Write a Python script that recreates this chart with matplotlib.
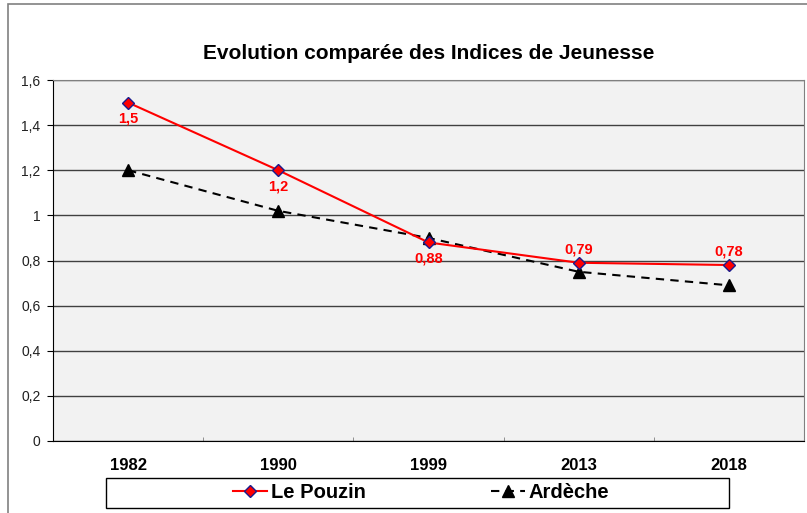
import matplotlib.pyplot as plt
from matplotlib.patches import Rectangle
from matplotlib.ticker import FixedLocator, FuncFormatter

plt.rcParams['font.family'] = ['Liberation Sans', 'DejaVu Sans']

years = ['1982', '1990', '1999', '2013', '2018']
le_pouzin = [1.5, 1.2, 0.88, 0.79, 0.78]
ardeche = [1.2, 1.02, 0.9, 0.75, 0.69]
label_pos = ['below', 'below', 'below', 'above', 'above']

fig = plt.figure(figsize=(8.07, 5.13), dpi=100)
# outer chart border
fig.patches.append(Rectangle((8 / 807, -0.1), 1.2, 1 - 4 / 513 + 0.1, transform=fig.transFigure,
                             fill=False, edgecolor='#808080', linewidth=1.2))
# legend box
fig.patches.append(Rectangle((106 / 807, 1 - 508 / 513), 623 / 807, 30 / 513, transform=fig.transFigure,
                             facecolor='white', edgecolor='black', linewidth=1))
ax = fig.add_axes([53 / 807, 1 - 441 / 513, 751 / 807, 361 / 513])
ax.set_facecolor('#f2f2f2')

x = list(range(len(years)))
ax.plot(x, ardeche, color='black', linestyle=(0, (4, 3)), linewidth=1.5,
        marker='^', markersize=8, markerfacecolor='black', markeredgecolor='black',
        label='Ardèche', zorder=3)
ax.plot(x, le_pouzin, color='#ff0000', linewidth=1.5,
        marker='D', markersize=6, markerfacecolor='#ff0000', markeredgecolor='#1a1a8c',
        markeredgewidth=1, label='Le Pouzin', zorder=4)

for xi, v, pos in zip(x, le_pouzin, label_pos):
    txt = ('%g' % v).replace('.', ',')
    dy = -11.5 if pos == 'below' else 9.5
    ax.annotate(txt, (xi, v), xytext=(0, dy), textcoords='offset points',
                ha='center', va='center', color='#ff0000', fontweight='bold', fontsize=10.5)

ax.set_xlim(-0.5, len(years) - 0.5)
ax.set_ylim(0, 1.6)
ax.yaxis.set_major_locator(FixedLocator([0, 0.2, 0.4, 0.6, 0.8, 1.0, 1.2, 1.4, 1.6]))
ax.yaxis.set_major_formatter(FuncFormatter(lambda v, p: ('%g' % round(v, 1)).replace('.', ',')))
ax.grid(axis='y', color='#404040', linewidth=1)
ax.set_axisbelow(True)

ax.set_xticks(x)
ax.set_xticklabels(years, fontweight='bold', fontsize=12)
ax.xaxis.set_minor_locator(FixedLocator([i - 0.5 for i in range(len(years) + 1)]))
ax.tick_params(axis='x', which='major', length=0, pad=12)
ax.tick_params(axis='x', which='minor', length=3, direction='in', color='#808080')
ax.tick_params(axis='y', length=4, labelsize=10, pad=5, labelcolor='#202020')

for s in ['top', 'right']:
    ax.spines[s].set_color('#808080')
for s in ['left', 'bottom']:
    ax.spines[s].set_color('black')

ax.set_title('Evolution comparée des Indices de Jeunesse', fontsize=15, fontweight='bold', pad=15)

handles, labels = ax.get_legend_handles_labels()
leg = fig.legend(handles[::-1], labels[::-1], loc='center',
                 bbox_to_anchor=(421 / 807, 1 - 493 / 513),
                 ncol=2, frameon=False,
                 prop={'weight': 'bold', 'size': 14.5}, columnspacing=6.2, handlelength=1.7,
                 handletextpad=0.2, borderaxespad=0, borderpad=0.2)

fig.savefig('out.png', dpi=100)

··········

**Challenge:** Pictures are excluded; extract exactly the lines from the start of the data through the line that holds "plt.rcParams['font.family'] = ['Liberation", both ends included.

**Response below:**
Write a Python script that recreates this chart with matplotlib.
import matplotlib.pyplot as plt
from matplotlib.patches import Rectangle
from matplotlib.ticker import FixedLocator, FuncFormatter

plt.rcParams['font.family'] = ['Liberation Sans', 'DejaVu Sans']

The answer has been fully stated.